Written problem =>
Report how many lines contain "matplotlib". Give the number and nothing else.

Provided data =>
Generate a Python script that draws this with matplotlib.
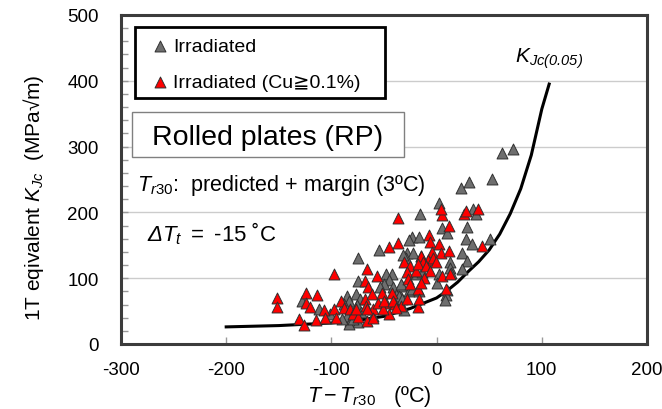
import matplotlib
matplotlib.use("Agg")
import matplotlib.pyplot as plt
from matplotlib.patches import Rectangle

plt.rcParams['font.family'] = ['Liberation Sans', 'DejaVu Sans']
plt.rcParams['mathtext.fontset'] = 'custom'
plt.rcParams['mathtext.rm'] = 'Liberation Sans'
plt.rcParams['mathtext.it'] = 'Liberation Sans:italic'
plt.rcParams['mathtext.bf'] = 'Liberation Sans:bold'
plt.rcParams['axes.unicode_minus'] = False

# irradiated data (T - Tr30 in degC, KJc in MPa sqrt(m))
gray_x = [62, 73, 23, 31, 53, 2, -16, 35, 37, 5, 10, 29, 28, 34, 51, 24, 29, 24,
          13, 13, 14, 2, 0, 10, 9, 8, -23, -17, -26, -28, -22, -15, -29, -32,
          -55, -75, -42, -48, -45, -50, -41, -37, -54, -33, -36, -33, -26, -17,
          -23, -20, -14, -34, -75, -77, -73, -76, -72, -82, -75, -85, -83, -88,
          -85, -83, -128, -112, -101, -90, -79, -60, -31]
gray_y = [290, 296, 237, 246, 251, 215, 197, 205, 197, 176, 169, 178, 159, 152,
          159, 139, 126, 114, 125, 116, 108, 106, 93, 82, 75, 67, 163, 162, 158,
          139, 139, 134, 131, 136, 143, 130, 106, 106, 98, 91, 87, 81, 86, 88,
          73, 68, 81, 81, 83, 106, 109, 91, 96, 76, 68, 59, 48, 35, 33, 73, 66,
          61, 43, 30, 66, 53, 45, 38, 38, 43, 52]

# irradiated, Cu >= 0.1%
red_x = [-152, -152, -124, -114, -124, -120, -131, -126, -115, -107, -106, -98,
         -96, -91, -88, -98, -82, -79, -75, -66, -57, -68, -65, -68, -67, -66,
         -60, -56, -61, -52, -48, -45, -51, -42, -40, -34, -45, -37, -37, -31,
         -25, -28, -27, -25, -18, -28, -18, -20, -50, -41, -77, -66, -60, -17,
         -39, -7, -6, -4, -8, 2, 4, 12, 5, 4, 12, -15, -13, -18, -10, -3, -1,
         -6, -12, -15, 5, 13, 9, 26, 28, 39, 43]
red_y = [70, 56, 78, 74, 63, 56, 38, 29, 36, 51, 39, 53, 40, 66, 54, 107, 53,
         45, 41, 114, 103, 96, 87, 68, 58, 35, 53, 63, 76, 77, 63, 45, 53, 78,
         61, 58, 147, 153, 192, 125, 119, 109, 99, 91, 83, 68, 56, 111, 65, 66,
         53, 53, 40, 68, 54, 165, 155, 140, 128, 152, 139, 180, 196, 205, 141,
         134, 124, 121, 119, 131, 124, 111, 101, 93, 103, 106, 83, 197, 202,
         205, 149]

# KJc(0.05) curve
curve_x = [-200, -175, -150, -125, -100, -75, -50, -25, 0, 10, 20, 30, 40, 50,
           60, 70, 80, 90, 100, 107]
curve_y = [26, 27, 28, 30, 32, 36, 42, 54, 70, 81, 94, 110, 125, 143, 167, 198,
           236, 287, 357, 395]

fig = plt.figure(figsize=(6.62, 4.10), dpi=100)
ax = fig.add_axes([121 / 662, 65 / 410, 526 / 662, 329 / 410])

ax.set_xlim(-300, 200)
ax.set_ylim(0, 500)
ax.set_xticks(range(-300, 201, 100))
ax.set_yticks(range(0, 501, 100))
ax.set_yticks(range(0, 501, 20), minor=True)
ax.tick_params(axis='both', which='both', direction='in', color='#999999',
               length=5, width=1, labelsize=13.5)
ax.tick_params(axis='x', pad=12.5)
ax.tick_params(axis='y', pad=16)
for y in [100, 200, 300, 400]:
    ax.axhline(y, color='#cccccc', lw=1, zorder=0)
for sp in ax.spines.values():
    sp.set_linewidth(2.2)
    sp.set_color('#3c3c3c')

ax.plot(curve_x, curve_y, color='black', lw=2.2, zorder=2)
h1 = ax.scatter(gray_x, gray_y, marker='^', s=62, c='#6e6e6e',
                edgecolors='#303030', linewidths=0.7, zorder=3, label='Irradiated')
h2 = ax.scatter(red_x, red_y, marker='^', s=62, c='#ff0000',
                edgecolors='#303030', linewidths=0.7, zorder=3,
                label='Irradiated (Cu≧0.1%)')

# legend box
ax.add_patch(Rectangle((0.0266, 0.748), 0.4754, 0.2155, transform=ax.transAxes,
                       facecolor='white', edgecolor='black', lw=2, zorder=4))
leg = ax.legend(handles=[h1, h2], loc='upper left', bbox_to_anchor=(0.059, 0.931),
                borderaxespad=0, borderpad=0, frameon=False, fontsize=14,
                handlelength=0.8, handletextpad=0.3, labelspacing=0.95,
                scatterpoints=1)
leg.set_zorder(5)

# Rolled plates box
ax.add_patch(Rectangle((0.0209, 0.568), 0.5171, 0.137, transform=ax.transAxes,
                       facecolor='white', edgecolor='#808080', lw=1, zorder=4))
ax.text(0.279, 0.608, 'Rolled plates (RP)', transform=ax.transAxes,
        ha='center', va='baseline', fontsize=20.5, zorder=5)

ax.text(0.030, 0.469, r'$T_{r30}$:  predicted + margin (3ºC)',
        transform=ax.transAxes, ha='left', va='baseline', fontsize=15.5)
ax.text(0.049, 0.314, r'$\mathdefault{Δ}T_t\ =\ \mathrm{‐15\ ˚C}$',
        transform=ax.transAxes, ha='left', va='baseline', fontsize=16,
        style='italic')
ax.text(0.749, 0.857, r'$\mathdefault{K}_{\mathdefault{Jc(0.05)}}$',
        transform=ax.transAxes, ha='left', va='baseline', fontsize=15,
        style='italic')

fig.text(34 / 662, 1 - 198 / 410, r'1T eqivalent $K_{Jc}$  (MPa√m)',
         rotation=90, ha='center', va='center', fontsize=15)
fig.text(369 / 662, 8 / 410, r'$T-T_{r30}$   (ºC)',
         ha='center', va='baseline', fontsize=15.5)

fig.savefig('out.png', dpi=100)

Reply to the exercise =>
5